▶ _Instructions to follow_:
Could the lines from the start of the data through the line with "(0,0) rectangle (1253,648);" be set down exactly, with no pictures among them?

**** Listing

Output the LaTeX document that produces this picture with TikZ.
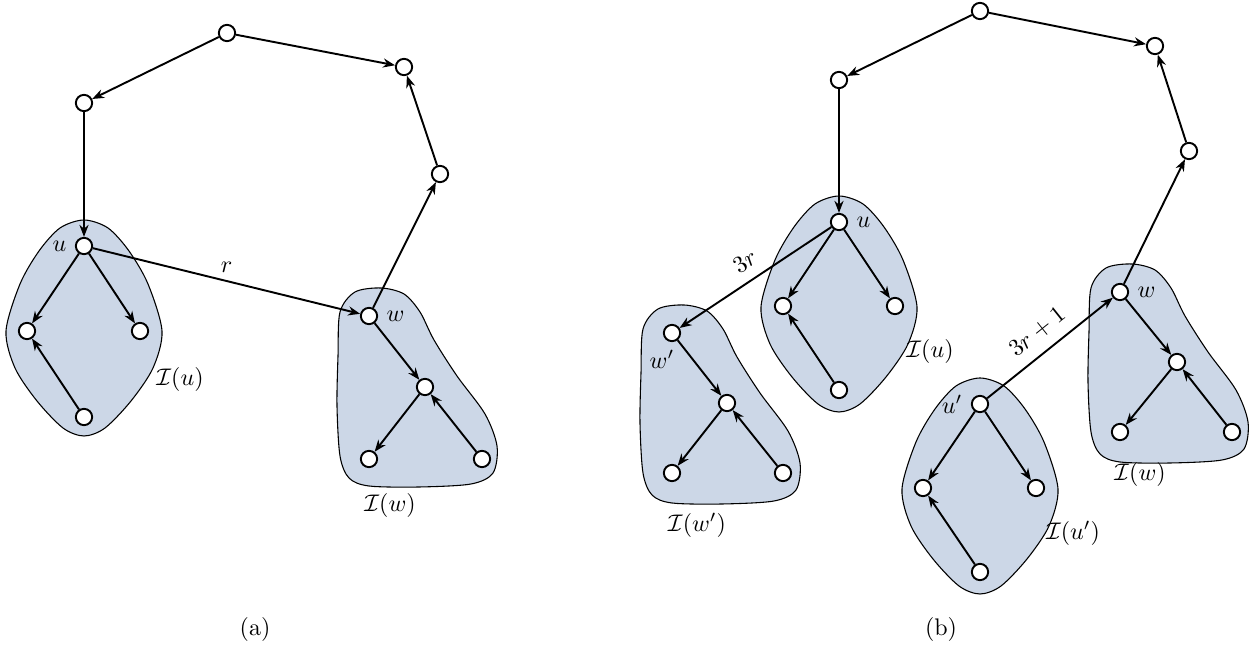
\documentclass[tikz,border=0pt]{standalone}
\usetikzlibrary{arrows.meta}

\definecolor{blobblue}{RGB}{204,215,231}

\tikzset{
    vertex/.style={circle, draw, thick, fill=white, inner sep=0pt, minimum size=6.8pt},
    edge/.style={->, thick},
    blob/.style={draw=black, fill=blobblue, line width=0.45pt},
    ublob/.pic={
        \draw[blob] plot[smooth cycle] coordinates {(0,-26) (24,-18) (45,5) (64,38) (78,85) (69,122) (47,155)
            (21,182) (0,190) (-21,182) (-47,155) (-69,122) (-78,85) (-64,38) (-45,5) (-24,-18)};
    },
    wblob/.pic={
        \draw[blob] plot[smooth cycle] coordinates {(-29,-4) (-14,-24) (12,-28) (35,-22) (51,-4) (65,24) (88,60)
            (116,98) (128,130) (124,157) (102,168) (50,171) (0,170) (-20,162) (-29,140) (-32,90) (-31,40)};
    },
}

\begin{document}
\begin{tikzpicture}[x=0.4167pt, y=-0.4167pt, >={Stealth[length=5pt, width=3.8pt]}]
    \useasboundingbox (0,0) rectangle (1253,648);

    % (a)
    \pic at (84,246) {ublob};
    \pic at (369,316) {wblob};

    \node[vertex] (a1) at (227,33) {};
    \node[vertex] (a2) at (84,103) {};
    \node[vertex] (a3) at (404,67) {};
    \node[vertex] (a4) at (440,174) {};

    \node[vertex, label=left:$u$] (au) at (84,246) {};
    \node[vertex] (aul) at (27,331) {};
    \node[vertex] (aur) at (140,331) {};
    \node[vertex] (aub) at (84,417) {};

    \node[vertex, label=right:$w$] (aw) at (369,316) {};
    \node[vertex] (awm) at (425,387) {};
    \node[vertex] (awl) at (369,459) {};
    \node[vertex] (awr) at (482,459) {};

    \draw[edge] (a1) -- (a2);
    \draw[edge] (a1) -- (a3);
    \draw[edge] (a2) -- (au);
    \draw[edge] (au) -- node[above] (ar) {$r$} (aw);
    \draw[edge] (aw) -- (a4);
    \draw[edge] (a4) -- (a3);

    \draw[edge] (au) -- (aul);
    \draw[edge] (au) -- (aur);
    \draw[edge] (aub) -- (aul);
    \draw[edge] (aw) -- (awm);
    \draw[edge] (awm) -- (awl);
    \draw[edge] (awr) -- (awm);

    \node (aiu) at (180,380) {$\mathcal{I}(u)$};
    \node (aiw) at (390,506) {$\mathcal{I}(w)$};
    \node (acap) at (255,630) {(a)};

    % (b)
    \pic at (839,222) {ublob};
    \pic at (980,404) {ublob};
    \pic at (672,333) {wblob};
    \pic at (1120,292) {wblob};

    \node[vertex] (b1) at (980,11) {};
    \node[vertex] (b2) at (839,80) {};
    \node[vertex] (b3) at (1155,46) {};
    \node[vertex] (b4) at (1189,151) {};

    \node[vertex, label=right:$u$] (bu) at (839,222) {};
    \node[vertex] (bul) at (783,306) {};
    \node[vertex] (bur) at (895,306) {};
    \node[vertex] (bub) at (839,390) {};

    \node[vertex, label=left:$u'$] (bv) at (980,404) {};
    \node[vertex] (bvl) at (923,488) {};
    \node[vertex] (bvr) at (1036,488) {};
    \node[vertex] (bvb) at (980,572) {};

    \node[vertex, label={[shift={(-10,0)}]below:$w'$}] (bx) at (672,333) {};
    \node[vertex] (bxm) at (727,403) {};
    \node[vertex] (bxl) at (672,473) {};
    \node[vertex] (bxr) at (783,473) {};

    \node[vertex, label=right:$w$] (bw) at (1120,292) {};
    \node[vertex] (bwm) at (1177,362) {};
    \node[vertex] (bwl) at (1120,432) {};
    \node[vertex] (bwr) at (1232,432) {};

    \draw[edge] (b1) -- (b2);
    \draw[edge] (b1) -- (b3);
    \draw[edge] (b2) -- (bu);
    \draw[edge] (bu) -- node[sloped, above=1pt] (b3r) {$3r$} (bx);
    \draw[edge] (bv) -- node[sloped, above=1pt] (b3r1) {$3r+1$} (bw);
    \draw[edge] (bw) -- (b4);
    \draw[edge] (b4) -- (b3);

    \draw[edge] (bu) -- (bul);
    \draw[edge] (bu) -- (bur);
    \draw[edge] (bub) -- (bul);
    \draw[edge] (bv) -- (bvl);
    \draw[edge] (bv) -- (bvr);
    \draw[edge] (bvb) -- (bvl);
    \draw[edge] (bx) -- (bxm);
    \draw[edge] (bxm) -- (bxl);
    \draw[edge] (bxr) -- (bxm);
    \draw[edge] (bw) -- (bwm);
    \draw[edge] (bwm) -- (bwl);
    \draw[edge] (bwr) -- (bwm);

    \node (biu) at (930,352) {$\mathcal{I}(u)$};
    \node (biv) at (1073,533) {$\mathcal{I}(u')$};
    \node (bix) at (697,525) {$\mathcal{I}(w')$};
    \node (biw) at (1140,475) {$\mathcal{I}(w)$};
    \node (bcap) at (941,630) {(b)};
\end{tikzpicture}
\end{document}
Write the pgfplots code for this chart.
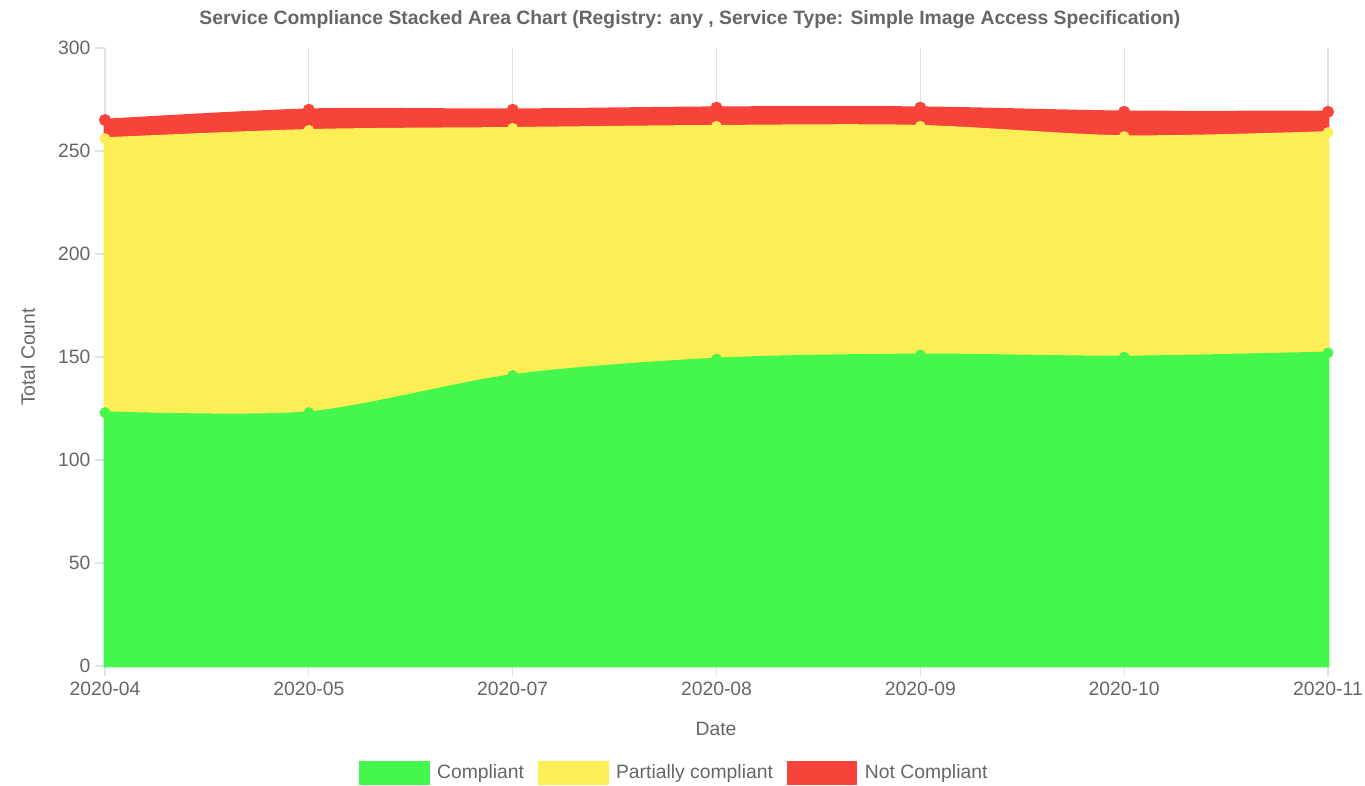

********

▶ _Finished answer_:
Output the LaTeX document that produces this picture with TikZ.
\documentclass[tikz,border=0pt]{standalone}
\usetikzlibrary{arrows.meta}

\definecolor{blobblue}{RGB}{204,215,231}

\tikzset{
    vertex/.style={circle, draw, thick, fill=white, inner sep=0pt, minimum size=6.8pt},
    edge/.style={->, thick},
    blob/.style={draw=black, fill=blobblue, line width=0.45pt},
    ublob/.pic={
        \draw[blob] plot[smooth cycle] coordinates {(0,-26) (24,-18) (45,5) (64,38) (78,85) (69,122) (47,155)
            (21,182) (0,190) (-21,182) (-47,155) (-69,122) (-78,85) (-64,38) (-45,5) (-24,-18)};
    },
    wblob/.pic={
        \draw[blob] plot[smooth cycle] coordinates {(-29,-4) (-14,-24) (12,-28) (35,-22) (51,-4) (65,24) (88,60)
            (116,98) (128,130) (124,157) (102,168) (50,171) (0,170) (-20,162) (-29,140) (-32,90) (-31,40)};
    },
}

\begin{document}
\begin{tikzpicture}[x=0.4167pt, y=-0.4167pt, >={Stealth[length=5pt, width=3.8pt]}]
    \useasboundingbox (0,0) rectangle (1253,648);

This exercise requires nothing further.